After all the symposia, the most successful Bernstein work of the Festival, and in many ways the best concert work he ever wrote, was his 1954 Serenade after Plato's Symposium. Jonathan Sheffer's program notes characterized Plato's work as a discussion of love, "particularly... homosexual love." But it is much more than that. As Ronald B. Levinson noted in his In Defense of Plato, published by Harvard University Press the year before Serenade was written: Different ways of loving are not seen (by Plato) as mutually exclusive, and none is condemned. Bernstein himself, now claimed as a partisan of gay liberation, was in fact bisexual. The fourth of his six Norton lectures takes on special significance here, titled as it was, "The Delights and Dangers of Ambiguity."
The finale of Serenade segues from the stern Socrates to the rollicking, partying, Dionysian Alcibiades--whose name for some reason did not appear on the Lincoln Center program. Notwithstanding the omission, and some slight intonation difficulties in the Aristophanes movement, the orchestra played well, with 26-year-old Anne Akiko Meyers a congenial violin soloist. Four excerpts from the 1977 12-song cycle Songfest preceded Serenade, with Philip Cutlip, Angelina Reaux, and Richard Bernstein as dynamic soloists.

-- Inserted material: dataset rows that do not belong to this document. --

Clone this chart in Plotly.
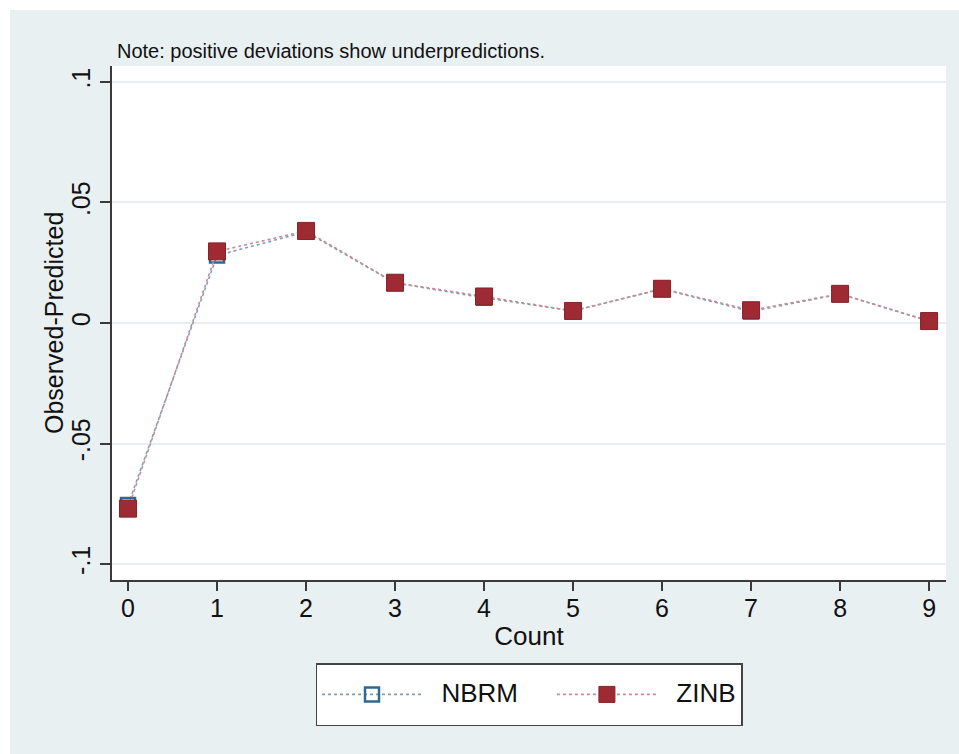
import plotly.graph_objects as go

# Deviations of observed from predicted count probabilities
counts = [0, 1, 2, 3, 4, 5, 6, 7, 8, 9]
nbrm = [-0.0755, 0.0280, 0.0378, 0.0166, 0.0105, 0.0050, 0.0141, 0.0048, 0.0120, 0.0008]
zinb = [-0.0770, 0.0297, 0.0382, 0.0167, 0.0110, 0.0050, 0.0142, 0.0053, 0.0121, 0.0008]

y_ticks = [-0.1, -0.05, 0, 0.05, 0.1]
y_tick_text = ["-.1", "-.05", "0", ".05", ".1"]

FONT = "Liberation Sans, Arial, Helvetica, sans-serif"
BG = "#e8f0f2"
GRID = "#e6eef0"
AXIS = "#3a3a3a"
NB = "\u00a0\u00a0"

W, H = 959, 754
L, R, T, B = 112, 13, 66, 174
pw, ph = W - L - R, H - T - B


def px_x(p):
    return (p - L) / pw


def px_y(p):
    return (H - B - p) / ph


def legend_label(s):
    # legend row height follows the legend font; the label itself is drawn at 26px
    return "<span style='font-size:26px;baseline-shift:6px'>" + s + "</span>"


fig = go.Figure()

fig.add_trace(go.Scatter(
    x=counts, y=nbrm, name=legend_label(NB + "NBRM" + NB + NB), mode="lines+markers",
    line=dict(color="#7f9fb6", width=1.6, dash="dot"),
    marker=dict(symbol="square-open", size=14, color="#2f6a8e",
                line=dict(color="#2f6a8e", width=2.5)),
))
fig.add_trace(go.Scatter(
    x=counts, y=zinb, name=legend_label(NB + "ZINB"), mode="lines+markers",
    line=dict(color="#c98a92", width=1.6, dash="dot"),
    marker=dict(symbol="square", size=17, color="#9e2a33",
                line=dict(color="#8a2029", width=1)),
))

fig.update_layout(
    width=W, height=H,
    margin=dict(l=L, r=R, t=T, b=B),
    paper_bgcolor=BG,
    plot_bgcolor="white",
    font=dict(family=FONT, color="#111111"),
    showlegend=True,
    legend=dict(
        orientation="h",
        x=0.5, y=px_y(663), xanchor="center", yanchor="top",
        bgcolor="white", bordercolor="#444444", borderwidth=1.5,
        font=dict(size=36, family=FONT, color="#111111"),
        itemwidth=100,
    ),
    xaxis=dict(
        range=[-0.18, 9.19],
        tickvals=counts, ticktext=[str(c) for c in counts],
        ticks="outside", ticklen=9, tickwidth=1.5, tickcolor=AXIS,
        showline=True, linecolor=AXIS, linewidth=1.5,
        showgrid=False, zeroline=False,
        tickfont=dict(size=25), ticklabelstandoff=-4,
        title=dict(text="Count", font=dict(size=26), standoff=6),
    ),
    yaxis=dict(
        range=[-0.1066, 0.1066],
        tickvals=y_ticks, ticktext=y_tick_text, tickangle=-90,
        ticks="outside", ticklen=10, tickwidth=1.5, tickcolor=AXIS,
        showline=True, linecolor=AXIS, linewidth=1.5,
        showgrid=True, gridcolor=GRID, gridwidth=1.5,
        zeroline=False,
        tickfont=dict(size=25), ticklabelstandoff=0,
    ),
    annotations=[
        dict(
            text="Note: positive deviations show underpredictions.",
            xref="paper", yref="paper", x=px_x(115), y=px_y(64),
            xanchor="left", yanchor="bottom", showarrow=False,
            font=dict(size=20, family=FONT, color="#111111"),
        ),
        # y-axis title
        dict(
            text="Observed-Predicted", textangle=-90,
            xref="paper", yref="paper", x=px_x(54), y=0.5,
            xanchor="center", yanchor="middle", showarrow=False,
            font=dict(size=25, family=FONT, color="#111111"),
        ),
    ],
    shapes=[
        # thin white border at top and left of the canvas
        dict(type="rect", xref="paper", yref="paper", layer="below",
             x0=px_x(0), x1=px_x(W), y0=px_y(10), y1=px_y(0),
             fillcolor="white", line=dict(width=0)),
        dict(type="rect", xref="paper", yref="paper", layer="below",
             x0=px_x(0), x1=px_x(10), y0=px_y(H), y1=px_y(0),
             fillcolor="white", line=dict(width=0)),
    ],
)

fig.write_html("out.html")
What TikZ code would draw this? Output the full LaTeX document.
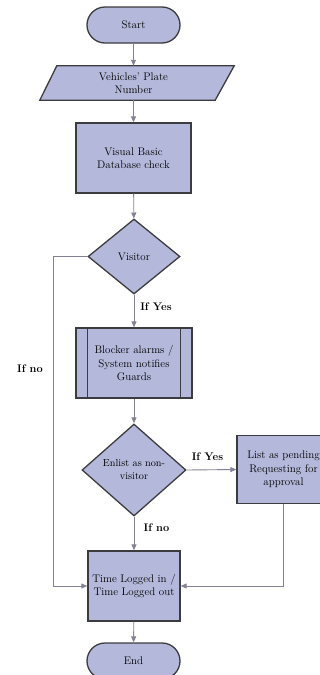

The men returned as soloists in 4 of the 11 movements in the final work of the evening: the 1974 ballet Dybbuk. In many ways this is Bernstein's most Jewish work, derived from Ansky's classic and obsessed with kabbalistic gematria (numerology) much like its protagonist. Part of it, like the six variations in the section called "Alchemy," are, on a small scale, as intricately intriguing as anything Bernstein ever wrote. Other parts, like the Maidens' Dance, fall back on a pre-Stravinskian modality so as almost to recall Rimsky-Korsakov. (Is it a coincidence that the first piece Bernstein ever conducted with orchestra was Scheherezade?) Unfortunately, the piece does not fully hold up as a concert work apart from the ballet it was written to accompany. But Sheffer and the Eos gave it a good try. One looks forward to their future efforts.